Extract, unchanged, each line of the listing below from its first line through the line that contains "fit_n = [1.0, 16.0]", inclusive, and nothing else.

- _INFORMATION SHOWN_:
★ ★ ★ ★

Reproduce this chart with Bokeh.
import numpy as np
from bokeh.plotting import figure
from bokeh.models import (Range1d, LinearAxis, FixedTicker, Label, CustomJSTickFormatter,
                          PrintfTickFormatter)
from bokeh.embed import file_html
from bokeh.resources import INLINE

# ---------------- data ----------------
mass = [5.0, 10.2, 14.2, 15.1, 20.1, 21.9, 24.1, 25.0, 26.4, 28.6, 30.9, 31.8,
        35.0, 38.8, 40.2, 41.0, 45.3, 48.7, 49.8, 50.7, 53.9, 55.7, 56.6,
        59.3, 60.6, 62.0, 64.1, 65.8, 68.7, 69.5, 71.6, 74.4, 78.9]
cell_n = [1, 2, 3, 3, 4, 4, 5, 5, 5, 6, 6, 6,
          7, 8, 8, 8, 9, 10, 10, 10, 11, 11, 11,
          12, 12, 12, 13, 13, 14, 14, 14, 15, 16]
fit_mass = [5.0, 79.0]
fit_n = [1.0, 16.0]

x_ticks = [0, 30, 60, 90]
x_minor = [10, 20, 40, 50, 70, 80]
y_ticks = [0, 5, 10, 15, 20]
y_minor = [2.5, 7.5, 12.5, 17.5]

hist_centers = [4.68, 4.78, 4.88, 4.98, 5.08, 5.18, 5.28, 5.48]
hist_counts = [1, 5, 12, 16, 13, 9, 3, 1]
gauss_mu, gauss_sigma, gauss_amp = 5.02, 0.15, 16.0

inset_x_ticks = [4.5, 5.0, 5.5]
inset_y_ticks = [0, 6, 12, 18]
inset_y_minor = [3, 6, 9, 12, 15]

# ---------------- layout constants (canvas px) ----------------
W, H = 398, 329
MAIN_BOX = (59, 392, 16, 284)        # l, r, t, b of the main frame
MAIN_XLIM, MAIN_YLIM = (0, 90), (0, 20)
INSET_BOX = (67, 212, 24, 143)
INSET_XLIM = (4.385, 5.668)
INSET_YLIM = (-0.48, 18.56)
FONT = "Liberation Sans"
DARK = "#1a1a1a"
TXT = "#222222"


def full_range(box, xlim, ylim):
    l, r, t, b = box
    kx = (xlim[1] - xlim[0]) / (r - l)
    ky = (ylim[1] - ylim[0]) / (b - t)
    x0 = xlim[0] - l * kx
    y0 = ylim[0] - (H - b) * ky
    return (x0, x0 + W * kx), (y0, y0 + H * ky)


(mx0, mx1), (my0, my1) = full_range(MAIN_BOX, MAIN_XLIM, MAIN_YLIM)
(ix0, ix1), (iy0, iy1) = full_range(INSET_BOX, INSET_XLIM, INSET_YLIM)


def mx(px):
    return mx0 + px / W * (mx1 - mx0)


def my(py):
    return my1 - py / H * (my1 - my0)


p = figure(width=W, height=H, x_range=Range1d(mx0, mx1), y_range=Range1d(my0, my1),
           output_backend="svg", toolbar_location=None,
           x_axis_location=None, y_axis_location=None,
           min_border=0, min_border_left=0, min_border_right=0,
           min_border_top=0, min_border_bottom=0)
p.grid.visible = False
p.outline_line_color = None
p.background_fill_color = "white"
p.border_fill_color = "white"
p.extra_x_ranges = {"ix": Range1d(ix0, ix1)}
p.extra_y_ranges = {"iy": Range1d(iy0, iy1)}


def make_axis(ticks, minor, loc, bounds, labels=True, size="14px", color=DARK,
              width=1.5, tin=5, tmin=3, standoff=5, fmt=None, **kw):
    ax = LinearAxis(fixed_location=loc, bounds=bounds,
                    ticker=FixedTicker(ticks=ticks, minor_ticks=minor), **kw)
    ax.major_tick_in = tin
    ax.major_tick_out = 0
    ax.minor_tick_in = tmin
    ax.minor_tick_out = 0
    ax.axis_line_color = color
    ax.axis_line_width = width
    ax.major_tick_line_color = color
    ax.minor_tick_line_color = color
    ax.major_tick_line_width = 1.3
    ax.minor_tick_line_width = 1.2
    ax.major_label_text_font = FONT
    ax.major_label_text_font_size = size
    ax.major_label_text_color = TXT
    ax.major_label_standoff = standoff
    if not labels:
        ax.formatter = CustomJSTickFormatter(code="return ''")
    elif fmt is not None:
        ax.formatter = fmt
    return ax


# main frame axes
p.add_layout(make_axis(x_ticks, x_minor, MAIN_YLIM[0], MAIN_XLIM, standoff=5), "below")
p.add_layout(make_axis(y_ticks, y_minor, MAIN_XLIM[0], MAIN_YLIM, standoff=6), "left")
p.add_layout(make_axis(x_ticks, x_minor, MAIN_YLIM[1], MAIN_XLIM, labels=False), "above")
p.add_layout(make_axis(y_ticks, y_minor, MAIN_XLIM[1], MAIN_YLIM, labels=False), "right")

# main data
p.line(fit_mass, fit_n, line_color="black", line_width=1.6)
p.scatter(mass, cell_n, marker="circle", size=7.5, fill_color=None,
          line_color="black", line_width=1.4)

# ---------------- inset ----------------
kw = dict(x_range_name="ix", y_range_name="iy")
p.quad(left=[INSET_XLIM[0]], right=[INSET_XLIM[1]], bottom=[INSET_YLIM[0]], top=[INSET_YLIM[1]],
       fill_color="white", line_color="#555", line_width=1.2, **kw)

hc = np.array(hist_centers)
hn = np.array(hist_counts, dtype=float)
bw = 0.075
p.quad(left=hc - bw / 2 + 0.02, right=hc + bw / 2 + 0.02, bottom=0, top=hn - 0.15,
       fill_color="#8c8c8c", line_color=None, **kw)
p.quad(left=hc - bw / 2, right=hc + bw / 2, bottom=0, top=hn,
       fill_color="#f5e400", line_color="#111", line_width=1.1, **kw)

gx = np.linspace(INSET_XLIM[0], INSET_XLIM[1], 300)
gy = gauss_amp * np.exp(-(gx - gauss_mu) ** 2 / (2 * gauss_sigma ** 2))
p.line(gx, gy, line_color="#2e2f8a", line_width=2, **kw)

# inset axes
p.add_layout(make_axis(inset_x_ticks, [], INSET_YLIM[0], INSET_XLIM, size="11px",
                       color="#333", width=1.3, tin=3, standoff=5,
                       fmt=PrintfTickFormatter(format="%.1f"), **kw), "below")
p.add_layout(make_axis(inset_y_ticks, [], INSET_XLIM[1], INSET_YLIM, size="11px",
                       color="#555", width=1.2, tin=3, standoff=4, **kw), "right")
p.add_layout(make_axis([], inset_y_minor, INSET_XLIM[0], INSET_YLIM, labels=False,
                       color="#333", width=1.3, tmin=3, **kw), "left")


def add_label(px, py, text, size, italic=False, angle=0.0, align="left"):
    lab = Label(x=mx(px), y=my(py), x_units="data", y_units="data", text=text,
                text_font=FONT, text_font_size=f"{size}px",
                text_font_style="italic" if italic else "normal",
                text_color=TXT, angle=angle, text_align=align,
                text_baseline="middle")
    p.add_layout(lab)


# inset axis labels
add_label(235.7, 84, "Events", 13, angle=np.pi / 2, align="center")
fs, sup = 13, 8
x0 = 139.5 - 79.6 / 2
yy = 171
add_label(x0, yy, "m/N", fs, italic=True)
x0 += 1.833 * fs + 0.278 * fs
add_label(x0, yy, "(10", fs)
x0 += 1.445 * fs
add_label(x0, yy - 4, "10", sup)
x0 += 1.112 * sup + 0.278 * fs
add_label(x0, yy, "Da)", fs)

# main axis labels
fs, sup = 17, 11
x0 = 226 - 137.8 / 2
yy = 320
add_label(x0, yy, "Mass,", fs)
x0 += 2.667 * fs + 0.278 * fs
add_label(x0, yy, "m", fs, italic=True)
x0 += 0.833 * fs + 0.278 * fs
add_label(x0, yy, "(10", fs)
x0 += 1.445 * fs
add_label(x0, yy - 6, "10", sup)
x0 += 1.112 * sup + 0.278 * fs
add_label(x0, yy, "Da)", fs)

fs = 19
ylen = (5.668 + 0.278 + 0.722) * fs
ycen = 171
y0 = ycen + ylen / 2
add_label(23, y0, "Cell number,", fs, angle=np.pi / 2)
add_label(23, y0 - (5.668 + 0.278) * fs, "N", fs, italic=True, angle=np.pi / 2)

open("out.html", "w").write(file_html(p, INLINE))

★ ★ ★ ★

- _COMPLETE ANSWER_:
Reproduce this chart with Bokeh.
import numpy as np
from bokeh.plotting import figure
from bokeh.models import (Range1d, LinearAxis, FixedTicker, Label, CustomJSTickFormatter,
                          PrintfTickFormatter)
from bokeh.embed import file_html
from bokeh.resources import INLINE

# ---------------- data ----------------
mass = [5.0, 10.2, 14.2, 15.1, 20.1, 21.9, 24.1, 25.0, 26.4, 28.6, 30.9, 31.8,
        35.0, 38.8, 40.2, 41.0, 45.3, 48.7, 49.8, 50.7, 53.9, 55.7, 56.6,
        59.3, 60.6, 62.0, 64.1, 65.8, 68.7, 69.5, 71.6, 74.4, 78.9]
cell_n = [1, 2, 3, 3, 4, 4, 5, 5, 5, 6, 6, 6,
          7, 8, 8, 8, 9, 10, 10, 10, 11, 11, 11,
          12, 12, 12, 13, 13, 14, 14, 14, 15, 16]
fit_mass = [5.0, 79.0]
fit_n = [1.0, 16.0]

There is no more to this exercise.